§ **PROBLEM DESCRIPTION**
Can you set down, exactly as they appear below, the lines from the opening of the material through the one bearing "rend = fig.canvas.get_renderer()", minus the pictures?

•••

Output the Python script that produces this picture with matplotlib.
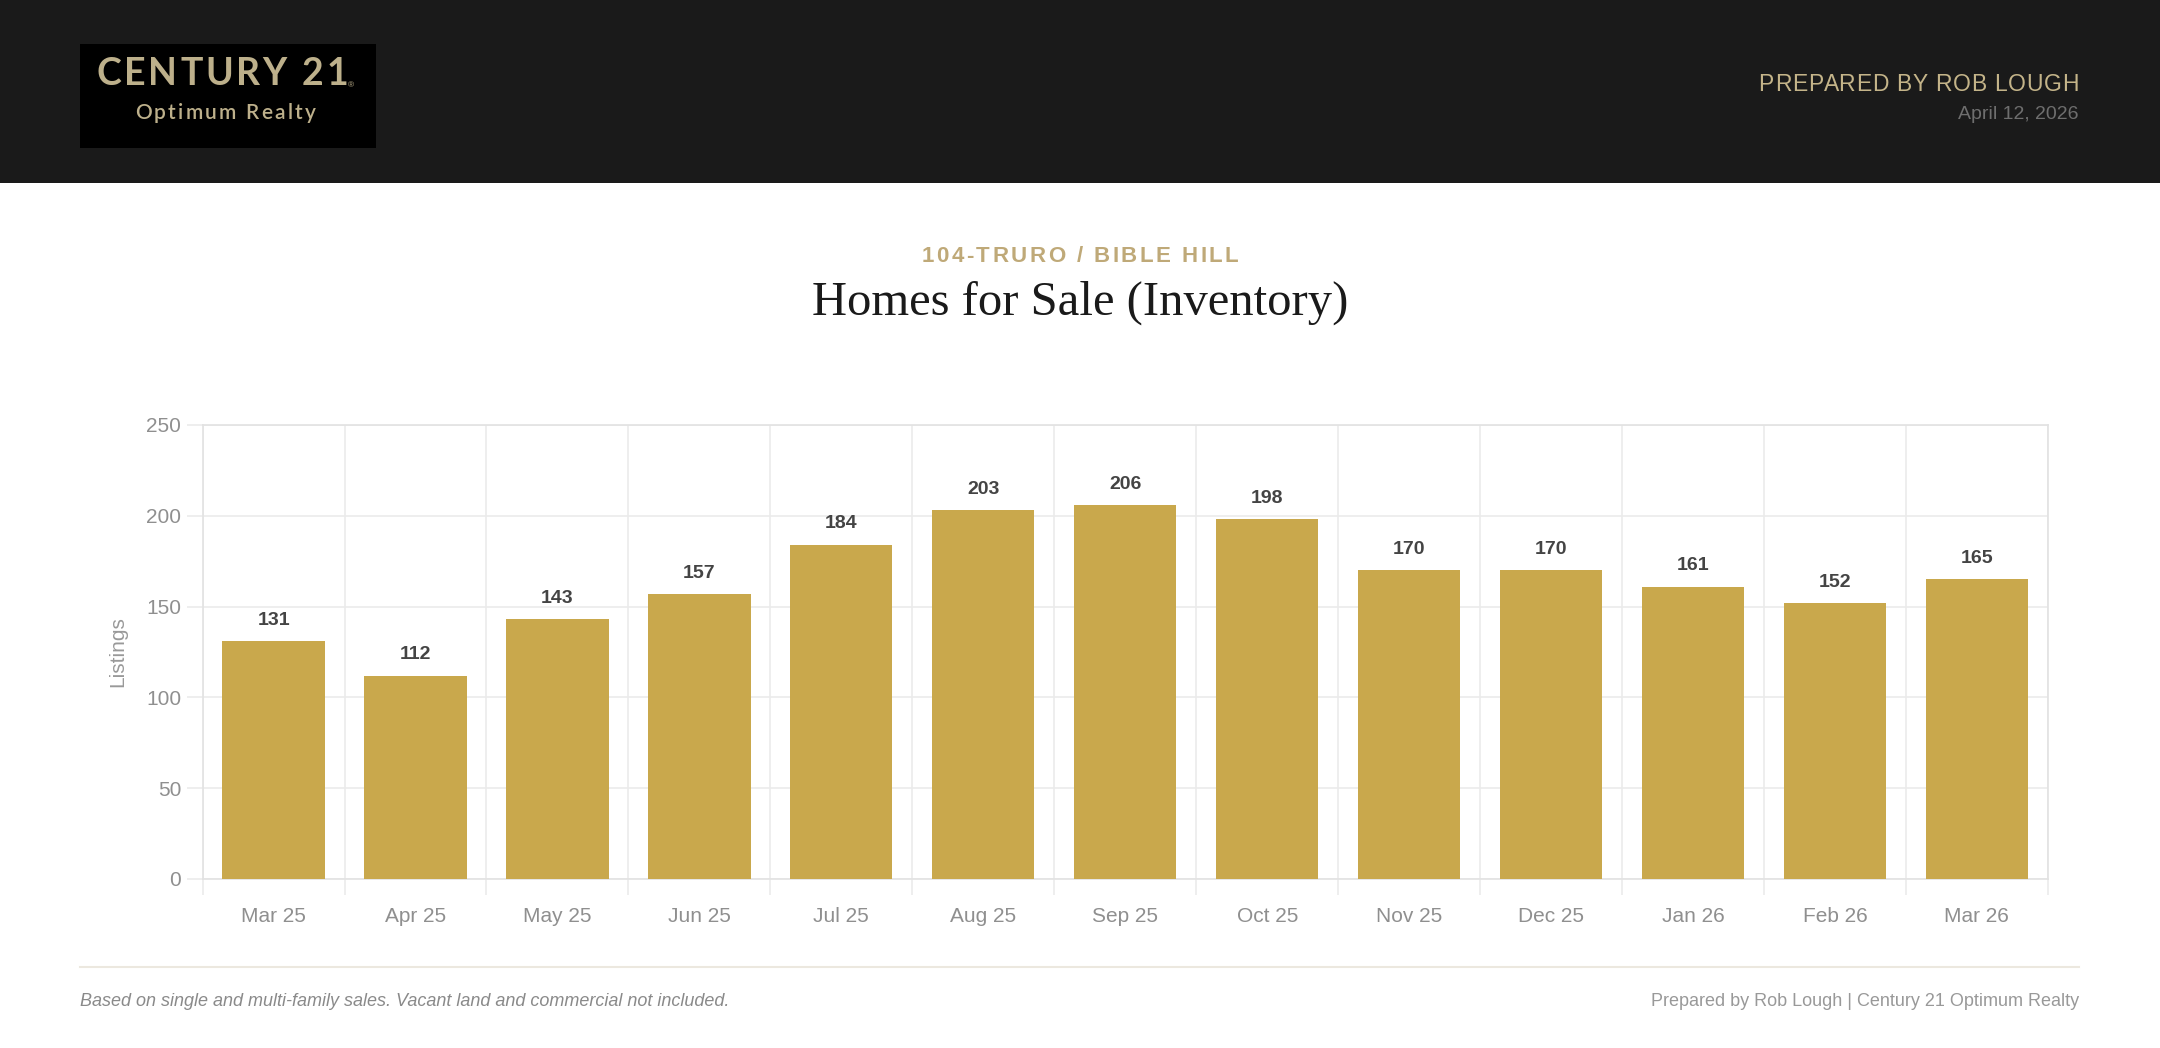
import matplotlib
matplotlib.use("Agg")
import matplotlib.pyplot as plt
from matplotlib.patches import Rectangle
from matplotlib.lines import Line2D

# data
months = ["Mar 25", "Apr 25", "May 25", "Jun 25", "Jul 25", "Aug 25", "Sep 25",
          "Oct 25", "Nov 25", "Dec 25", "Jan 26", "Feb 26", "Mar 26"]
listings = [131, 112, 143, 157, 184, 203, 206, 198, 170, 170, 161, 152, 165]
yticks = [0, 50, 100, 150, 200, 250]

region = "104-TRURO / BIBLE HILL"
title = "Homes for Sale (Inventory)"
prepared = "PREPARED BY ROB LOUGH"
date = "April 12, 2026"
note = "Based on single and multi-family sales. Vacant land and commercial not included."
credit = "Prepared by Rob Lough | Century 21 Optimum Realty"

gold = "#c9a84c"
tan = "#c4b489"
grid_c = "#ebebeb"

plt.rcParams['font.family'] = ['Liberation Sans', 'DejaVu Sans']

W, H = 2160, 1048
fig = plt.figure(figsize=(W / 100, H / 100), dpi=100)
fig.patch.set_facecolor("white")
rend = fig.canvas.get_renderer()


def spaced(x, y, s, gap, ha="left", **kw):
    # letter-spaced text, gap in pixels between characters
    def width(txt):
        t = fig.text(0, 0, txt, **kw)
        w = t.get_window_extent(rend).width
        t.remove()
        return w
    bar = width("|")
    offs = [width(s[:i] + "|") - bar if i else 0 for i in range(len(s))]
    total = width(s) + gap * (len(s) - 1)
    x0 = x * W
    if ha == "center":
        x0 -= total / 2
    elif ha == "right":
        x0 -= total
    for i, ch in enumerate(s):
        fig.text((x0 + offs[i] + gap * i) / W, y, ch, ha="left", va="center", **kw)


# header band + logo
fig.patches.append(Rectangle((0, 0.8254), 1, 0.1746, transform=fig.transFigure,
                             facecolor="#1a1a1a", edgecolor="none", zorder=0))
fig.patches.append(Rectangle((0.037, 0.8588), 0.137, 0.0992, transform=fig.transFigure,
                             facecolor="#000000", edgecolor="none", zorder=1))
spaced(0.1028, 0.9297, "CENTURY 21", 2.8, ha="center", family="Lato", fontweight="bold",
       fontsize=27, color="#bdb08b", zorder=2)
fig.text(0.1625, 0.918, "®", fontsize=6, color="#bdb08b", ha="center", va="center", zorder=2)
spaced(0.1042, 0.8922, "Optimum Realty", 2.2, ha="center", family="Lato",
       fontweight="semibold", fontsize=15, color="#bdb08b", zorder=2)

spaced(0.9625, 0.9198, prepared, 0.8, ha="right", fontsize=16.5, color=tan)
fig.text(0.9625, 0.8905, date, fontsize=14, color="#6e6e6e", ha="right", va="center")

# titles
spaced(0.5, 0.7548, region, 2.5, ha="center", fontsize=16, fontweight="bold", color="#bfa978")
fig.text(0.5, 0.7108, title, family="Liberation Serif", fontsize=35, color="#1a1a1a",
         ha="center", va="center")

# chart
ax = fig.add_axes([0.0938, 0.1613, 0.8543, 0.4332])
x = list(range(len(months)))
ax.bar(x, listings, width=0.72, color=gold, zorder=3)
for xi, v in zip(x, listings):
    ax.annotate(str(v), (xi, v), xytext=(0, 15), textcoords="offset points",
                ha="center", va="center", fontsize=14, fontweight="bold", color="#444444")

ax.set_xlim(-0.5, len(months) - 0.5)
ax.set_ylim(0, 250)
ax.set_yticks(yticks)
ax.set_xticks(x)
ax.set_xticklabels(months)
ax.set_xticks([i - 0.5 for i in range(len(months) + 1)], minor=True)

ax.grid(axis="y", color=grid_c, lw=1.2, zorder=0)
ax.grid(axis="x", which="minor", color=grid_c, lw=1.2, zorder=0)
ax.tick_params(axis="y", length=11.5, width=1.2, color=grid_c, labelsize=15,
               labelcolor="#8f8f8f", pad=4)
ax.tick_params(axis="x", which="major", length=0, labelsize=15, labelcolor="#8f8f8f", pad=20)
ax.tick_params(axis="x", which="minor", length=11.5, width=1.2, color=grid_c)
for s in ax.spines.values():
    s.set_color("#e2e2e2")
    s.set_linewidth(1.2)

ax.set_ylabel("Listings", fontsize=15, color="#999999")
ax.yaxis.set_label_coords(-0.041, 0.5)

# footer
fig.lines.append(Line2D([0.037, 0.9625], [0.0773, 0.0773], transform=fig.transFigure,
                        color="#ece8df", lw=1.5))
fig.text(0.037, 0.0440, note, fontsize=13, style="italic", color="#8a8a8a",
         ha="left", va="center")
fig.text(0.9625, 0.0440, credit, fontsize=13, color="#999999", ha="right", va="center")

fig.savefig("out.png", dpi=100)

•••

§ **SOLVED PROBLEM**
Output the Python script that produces this picture with matplotlib.
import matplotlib
matplotlib.use("Agg")
import matplotlib.pyplot as plt
from matplotlib.patches import Rectangle
from matplotlib.lines import Line2D

# data
months = ["Mar 25", "Apr 25", "May 25", "Jun 25", "Jul 25", "Aug 25", "Sep 25",
          "Oct 25", "Nov 25", "Dec 25", "Jan 26", "Feb 26", "Mar 26"]
listings = [131, 112, 143, 157, 184, 203, 206, 198, 170, 170, 161, 152, 165]
yticks = [0, 50, 100, 150, 200, 250]

region = "104-TRURO / BIBLE HILL"
title = "Homes for Sale (Inventory)"
prepared = "PREPARED BY ROB LOUGH"
date = "April 12, 2026"
note = "Based on single and multi-family sales. Vacant land and commercial not included."
credit = "Prepared by Rob Lough | Century 21 Optimum Realty"

gold = "#c9a84c"
tan = "#c4b489"
grid_c = "#ebebeb"

plt.rcParams['font.family'] = ['Liberation Sans', 'DejaVu Sans']

W, H = 2160, 1048
fig = plt.figure(figsize=(W / 100, H / 100), dpi=100)
fig.patch.set_facecolor("white")
rend = fig.canvas.get_renderer()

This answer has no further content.